OBJECTIVE = Your task is to copy the listing exactly, with the pictures left out.

--- START OF DATA PROVIDED ---

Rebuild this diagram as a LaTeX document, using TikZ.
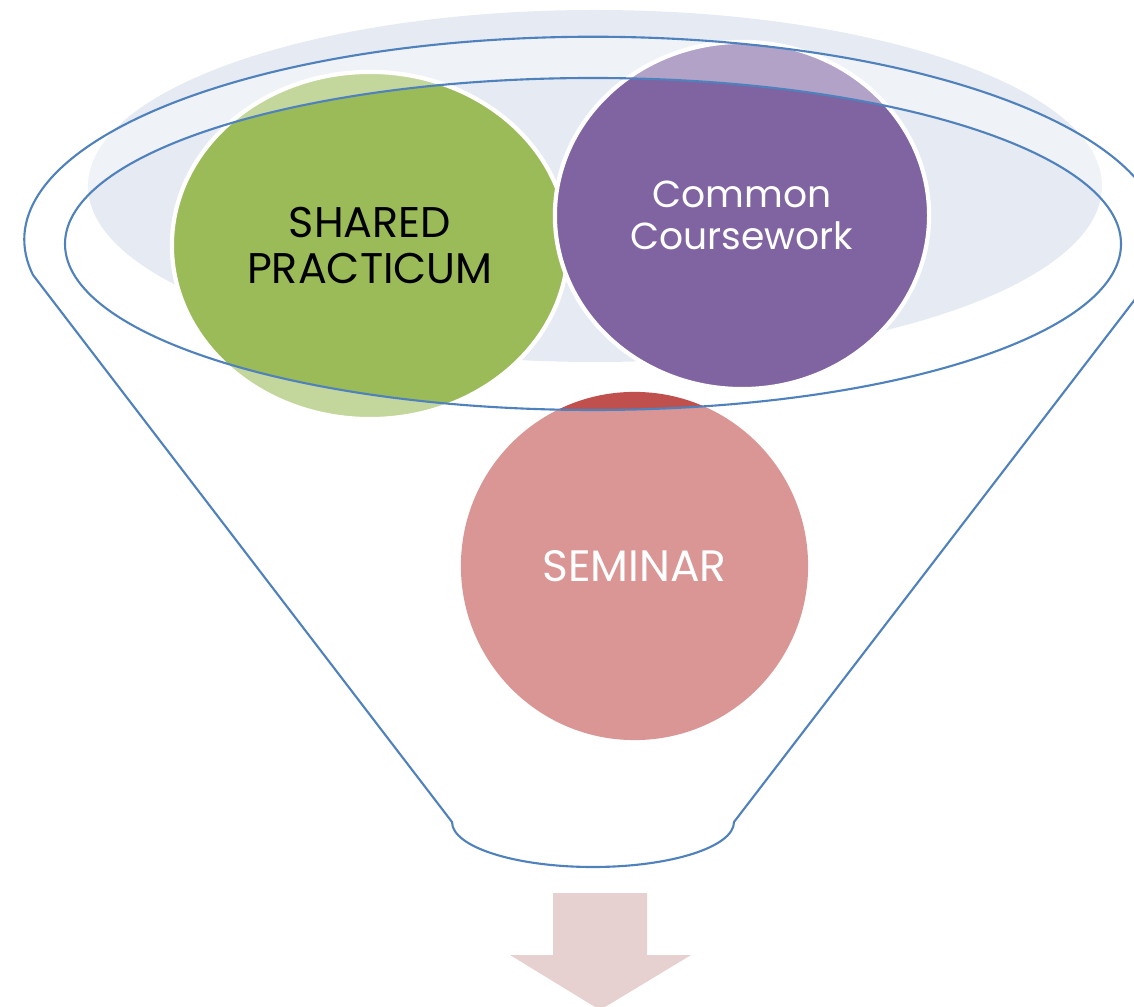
\documentclass[tikz,border=0pt]{standalone}
\usepackage{fontspec}
\setmainfont{Poppins}
\usepackage{tikz}
\usetikzlibrary{shapes.geometric}

\definecolor{funnelblue}{HTML}{4F81BD}
\definecolor{backblue}{RGB}{229,234,243}
\definecolor{practgreen}{HTML}{9BBB59}
\definecolor{coursepurple}{HTML}{8064A2}
\definecolor{seminarred}{HTML}{C0504D}
\definecolor{arrowpink}{RGB}{231,208,208}

\begin{document}
\begin{tikzpicture}[x=0.01cm, y=0.01cm,
  blob/.style={ellipse, inner sep=0pt, align=center, font=\fontsize{12.2}{13.3}\selectfont},
  rim/.style={draw=funnelblue, line width=0.6pt}]

\useasboundingbox (0,0) rectangle (1134,-1007);

% shadow behind the rim
\fill[backblue] (595,-186) ellipse [x radius=507, y radius=176];

\node[blob, fill=practgreen, draw=white, line width=1.2pt, minimum width=3.96cm, minimum height=3.47cm, text=black] (practicum) at (370,-245.5) {SHARED\\PRACTICUM};
\node[blob, fill=coursepurple, draw=white, line width=1.2pt, minimum width=3.74cm, minimum height=3.47cm, text=white, font=\fontsize{10.7}{12}\selectfont] (coursework) at (742,-215.5) {Common\\Coursework};
\node[blob, fill=seminarred, minimum width=3.47cm, minimum height=3.48cm, text=white, font=\fontsize{12.5}{13.5}\selectfont] (seminar) at (634.5,-566) {SEMINAR};

% funnel glass
\fill[white, fill opacity=0.4, even odd rule]
  (33,-275) arc[start angle=190, end angle=-10, x radius=569, y radius=203]
  -- (734,-822) arc[start angle=0, end angle=-180, x radius=141, y radius=45] -- cycle
  (593,-244) ellipse [x radius=528, y radius=166];
\draw[rim] (33,-275) arc[start angle=190, end angle=-10, x radius=569, y radius=203]
  -- (734,-822) arc[start angle=0, end angle=-180, x radius=141, y radius=45] -- cycle;
\draw[rim] (593,-244) ellipse [x radius=528, y radius=166];

% arrow out of the funnel
\fill[arrowpink] (553,-893) -- (647,-893) -- (647,-955) -- (691,-955) -- (600,-1010)
  -- (510,-955) -- (553,-955) -- cycle;

\end{tikzpicture}
\end{document}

--- END OF DATA PROVIDED ---

REPLY TO THE EXERCISE =
Rebuild this diagram as a LaTeX document, using TikZ.
\documentclass[tikz,border=0pt]{standalone}
\usepackage{fontspec}
\setmainfont{Poppins}
\usepackage{tikz}
\usetikzlibrary{shapes.geometric}

\definecolor{funnelblue}{HTML}{4F81BD}
\definecolor{backblue}{RGB}{229,234,243}
\definecolor{practgreen}{HTML}{9BBB59}
\definecolor{coursepurple}{HTML}{8064A2}
\definecolor{seminarred}{HTML}{C0504D}
\definecolor{arrowpink}{RGB}{231,208,208}

\begin{document}
\begin{tikzpicture}[x=0.01cm, y=0.01cm,
  blob/.style={ellipse, inner sep=0pt, align=center, font=\fontsize{12.2}{13.3}\selectfont},
  rim/.style={draw=funnelblue, line width=0.6pt}]

\useasboundingbox (0,0) rectangle (1134,-1007);

% shadow behind the rim
\fill[backblue] (595,-186) ellipse [x radius=507, y radius=176];

\node[blob, fill=practgreen, draw=white, line width=1.2pt, minimum width=3.96cm, minimum height=3.47cm, text=black] (practicum) at (370,-245.5) {SHARED\\PRACTICUM};
\node[blob, fill=coursepurple, draw=white, line width=1.2pt, minimum width=3.74cm, minimum height=3.47cm, text=white, font=\fontsize{10.7}{12}\selectfont] (coursework) at (742,-215.5) {Common\\Coursework};
\node[blob, fill=seminarred, minimum width=3.47cm, minimum height=3.48cm, text=white, font=\fontsize{12.5}{13.5}\selectfont] (seminar) at (634.5,-566) {SEMINAR};

% funnel glass
\fill[white, fill opacity=0.4, even odd rule]
  (33,-275) arc[start angle=190, end angle=-10, x radius=569, y radius=203]
  -- (734,-822) arc[start angle=0, end angle=-180, x radius=141, y radius=45] -- cycle
  (593,-244) ellipse [x radius=528, y radius=166];
\draw[rim] (33,-275) arc[start angle=190, end angle=-10, x radius=569, y radius=203]
  -- (734,-822) arc[start angle=0, end angle=-180, x radius=141, y radius=45] -- cycle;
\draw[rim] (593,-244) ellipse [x radius=528, y radius=166];

% arrow out of the funnel
\fill[arrowpink] (553,-893) -- (647,-893) -- (647,-955) -- (691,-955) -- (600,-1010)
  -- (510,-955) -- (553,-955) -- cycle;

\end{tikzpicture}
\end{document}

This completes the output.